-- Begin Provided material --

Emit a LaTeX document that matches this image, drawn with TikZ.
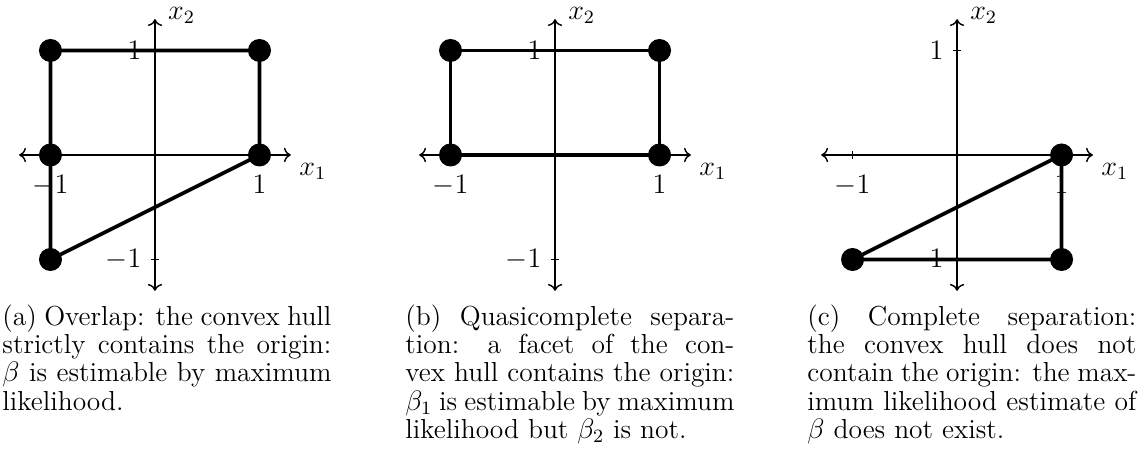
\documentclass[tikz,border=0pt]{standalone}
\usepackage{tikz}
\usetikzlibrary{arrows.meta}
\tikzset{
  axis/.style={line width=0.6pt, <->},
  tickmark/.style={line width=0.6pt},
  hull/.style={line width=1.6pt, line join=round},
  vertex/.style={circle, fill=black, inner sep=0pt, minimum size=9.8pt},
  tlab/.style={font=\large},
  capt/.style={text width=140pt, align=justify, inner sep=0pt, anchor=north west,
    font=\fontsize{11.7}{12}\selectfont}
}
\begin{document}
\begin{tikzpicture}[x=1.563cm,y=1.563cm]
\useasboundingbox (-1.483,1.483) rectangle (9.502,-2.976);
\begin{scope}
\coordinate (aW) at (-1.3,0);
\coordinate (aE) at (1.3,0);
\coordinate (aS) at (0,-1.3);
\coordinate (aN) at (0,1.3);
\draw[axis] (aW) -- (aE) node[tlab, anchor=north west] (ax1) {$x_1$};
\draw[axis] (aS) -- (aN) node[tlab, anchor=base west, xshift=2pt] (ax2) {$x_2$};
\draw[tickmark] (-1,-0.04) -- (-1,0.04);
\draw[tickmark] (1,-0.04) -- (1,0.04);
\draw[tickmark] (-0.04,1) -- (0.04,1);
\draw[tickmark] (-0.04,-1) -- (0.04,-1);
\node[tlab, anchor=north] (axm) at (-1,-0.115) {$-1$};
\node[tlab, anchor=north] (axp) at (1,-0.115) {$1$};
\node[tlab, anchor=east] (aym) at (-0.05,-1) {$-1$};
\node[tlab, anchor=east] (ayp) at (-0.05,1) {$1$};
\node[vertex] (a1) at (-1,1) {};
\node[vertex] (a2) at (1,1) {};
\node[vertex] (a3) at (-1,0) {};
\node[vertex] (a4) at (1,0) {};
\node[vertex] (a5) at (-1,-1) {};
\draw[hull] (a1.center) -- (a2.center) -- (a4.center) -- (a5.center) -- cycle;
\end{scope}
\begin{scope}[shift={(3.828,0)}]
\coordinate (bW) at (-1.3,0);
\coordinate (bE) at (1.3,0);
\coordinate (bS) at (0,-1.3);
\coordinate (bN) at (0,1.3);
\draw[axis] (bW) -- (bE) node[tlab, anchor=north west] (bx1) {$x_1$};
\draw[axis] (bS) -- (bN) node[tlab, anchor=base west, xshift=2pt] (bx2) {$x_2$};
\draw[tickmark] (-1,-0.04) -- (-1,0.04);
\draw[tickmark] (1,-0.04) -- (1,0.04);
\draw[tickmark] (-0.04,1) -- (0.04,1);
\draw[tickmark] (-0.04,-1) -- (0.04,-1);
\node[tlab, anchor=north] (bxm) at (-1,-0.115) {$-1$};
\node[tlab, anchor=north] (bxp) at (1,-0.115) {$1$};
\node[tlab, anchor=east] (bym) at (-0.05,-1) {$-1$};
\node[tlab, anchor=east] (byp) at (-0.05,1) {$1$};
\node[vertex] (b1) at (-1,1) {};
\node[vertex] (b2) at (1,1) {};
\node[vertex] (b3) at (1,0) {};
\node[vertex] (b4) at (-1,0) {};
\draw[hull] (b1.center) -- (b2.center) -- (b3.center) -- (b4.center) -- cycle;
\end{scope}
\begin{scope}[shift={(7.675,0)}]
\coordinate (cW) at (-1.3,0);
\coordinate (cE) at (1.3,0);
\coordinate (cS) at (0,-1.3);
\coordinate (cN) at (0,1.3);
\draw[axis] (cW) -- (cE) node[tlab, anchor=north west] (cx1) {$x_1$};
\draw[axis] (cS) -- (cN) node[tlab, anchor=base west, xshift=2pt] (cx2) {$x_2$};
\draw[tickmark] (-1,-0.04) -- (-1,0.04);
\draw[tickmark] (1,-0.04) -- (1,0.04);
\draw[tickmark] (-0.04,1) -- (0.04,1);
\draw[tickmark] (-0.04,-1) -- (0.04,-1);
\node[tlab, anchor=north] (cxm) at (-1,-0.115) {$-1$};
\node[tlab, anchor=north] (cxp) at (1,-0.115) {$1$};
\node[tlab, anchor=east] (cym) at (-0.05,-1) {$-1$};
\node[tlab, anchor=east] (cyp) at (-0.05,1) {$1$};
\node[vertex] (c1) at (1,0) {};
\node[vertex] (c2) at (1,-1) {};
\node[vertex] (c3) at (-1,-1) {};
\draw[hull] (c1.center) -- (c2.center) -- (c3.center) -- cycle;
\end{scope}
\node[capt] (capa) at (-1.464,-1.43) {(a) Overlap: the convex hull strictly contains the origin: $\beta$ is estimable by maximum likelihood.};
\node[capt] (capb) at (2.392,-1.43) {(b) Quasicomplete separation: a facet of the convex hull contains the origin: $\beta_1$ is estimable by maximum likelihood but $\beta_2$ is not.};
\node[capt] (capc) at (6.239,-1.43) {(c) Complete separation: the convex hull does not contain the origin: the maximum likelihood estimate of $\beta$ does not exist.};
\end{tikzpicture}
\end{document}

-- End Provided material --

* **Task requirements**: Output each line exactly; omit every picture.

* **Task result**:
Emit a LaTeX document that matches this image, drawn with TikZ.
\documentclass[tikz,border=0pt]{standalone}
\usepackage{tikz}
\usetikzlibrary{arrows.meta}
\tikzset{
  axis/.style={line width=0.6pt, <->},
  tickmark/.style={line width=0.6pt},
  hull/.style={line width=1.6pt, line join=round},
  vertex/.style={circle, fill=black, inner sep=0pt, minimum size=9.8pt},
  tlab/.style={font=\large},
  capt/.style={text width=140pt, align=justify, inner sep=0pt, anchor=north west,
    font=\fontsize{11.7}{12}\selectfont}
}
\begin{document}
\begin{tikzpicture}[x=1.563cm,y=1.563cm]
\useasboundingbox (-1.483,1.483) rectangle (9.502,-2.976);
\begin{scope}
\coordinate (aW) at (-1.3,0);
\coordinate (aE) at (1.3,0);
\coordinate (aS) at (0,-1.3);
\coordinate (aN) at (0,1.3);
\draw[axis] (aW) -- (aE) node[tlab, anchor=north west] (ax1) {$x_1$};
\draw[axis] (aS) -- (aN) node[tlab, anchor=base west, xshift=2pt] (ax2) {$x_2$};
\draw[tickmark] (-1,-0.04) -- (-1,0.04);
\draw[tickmark] (1,-0.04) -- (1,0.04);
\draw[tickmark] (-0.04,1) -- (0.04,1);
\draw[tickmark] (-0.04,-1) -- (0.04,-1);
\node[tlab, anchor=north] (axm) at (-1,-0.115) {$-1$};
\node[tlab, anchor=north] (axp) at (1,-0.115) {$1$};
\node[tlab, anchor=east] (aym) at (-0.05,-1) {$-1$};
\node[tlab, anchor=east] (ayp) at (-0.05,1) {$1$};
\node[vertex] (a1) at (-1,1) {};
\node[vertex] (a2) at (1,1) {};
\node[vertex] (a3) at (-1,0) {};
\node[vertex] (a4) at (1,0) {};
\node[vertex] (a5) at (-1,-1) {};
\draw[hull] (a1.center) -- (a2.center) -- (a4.center) -- (a5.center) -- cycle;
\end{scope}
\begin{scope}[shift={(3.828,0)}]
\coordinate (bW) at (-1.3,0);
\coordinate (bE) at (1.3,0);
\coordinate (bS) at (0,-1.3);
\coordinate (bN) at (0,1.3);
\draw[axis] (bW) -- (bE) node[tlab, anchor=north west] (bx1) {$x_1$};
\draw[axis] (bS) -- (bN) node[tlab, anchor=base west, xshift=2pt] (bx2) {$x_2$};
\draw[tickmark] (-1,-0.04) -- (-1,0.04);
\draw[tickmark] (1,-0.04) -- (1,0.04);
\draw[tickmark] (-0.04,1) -- (0.04,1);
\draw[tickmark] (-0.04,-1) -- (0.04,-1);
\node[tlab, anchor=north] (bxm) at (-1,-0.115) {$-1$};
\node[tlab, anchor=north] (bxp) at (1,-0.115) {$1$};
\node[tlab, anchor=east] (bym) at (-0.05,-1) {$-1$};
\node[tlab, anchor=east] (byp) at (-0.05,1) {$1$};
\node[vertex] (b1) at (-1,1) {};
\node[vertex] (b2) at (1,1) {};
\node[vertex] (b3) at (1,0) {};
\node[vertex] (b4) at (-1,0) {};
\draw[hull] (b1.center) -- (b2.center) -- (b3.center) -- (b4.center) -- cycle;
\end{scope}
\begin{scope}[shift={(7.675,0)}]
\coordinate (cW) at (-1.3,0);
\coordinate (cE) at (1.3,0);
\coordinate (cS) at (0,-1.3);
\coordinate (cN) at (0,1.3);
\draw[axis] (cW) -- (cE) node[tlab, anchor=north west] (cx1) {$x_1$};
\draw[axis] (cS) -- (cN) node[tlab, anchor=base west, xshift=2pt] (cx2) {$x_2$};
\draw[tickmark] (-1,-0.04) -- (-1,0.04);
\draw[tickmark] (1,-0.04) -- (1,0.04);
\draw[tickmark] (-0.04,1) -- (0.04,1);
\draw[tickmark] (-0.04,-1) -- (0.04,-1);
\node[tlab, anchor=north] (cxm) at (-1,-0.115) {$-1$};
\node[tlab, anchor=north] (cxp) at (1,-0.115) {$1$};
\node[tlab, anchor=east] (cym) at (-0.05,-1) {$-1$};
\node[tlab, anchor=east] (cyp) at (-0.05,1) {$1$};
\node[vertex] (c1) at (1,0) {};
\node[vertex] (c2) at (1,-1) {};
\node[vertex] (c3) at (-1,-1) {};
\draw[hull] (c1.center) -- (c2.center) -- (c3.center) -- cycle;
\end{scope}
\node[capt] (capa) at (-1.464,-1.43) {(a) Overlap: the convex hull strictly contains the origin: $\beta$ is estimable by maximum likelihood.};
\node[capt] (capb) at (2.392,-1.43) {(b) Quasicomplete separation: a facet of the convex hull contains the origin: $\beta_1$ is estimable by maximum likelihood but $\beta_2$ is not.};
\node[capt] (capc) at (6.239,-1.43) {(c) Complete separation: the convex hull does not contain the origin: the maximum likelihood estimate of $\beta$ does not exist.};
\end{tikzpicture}
\end{document}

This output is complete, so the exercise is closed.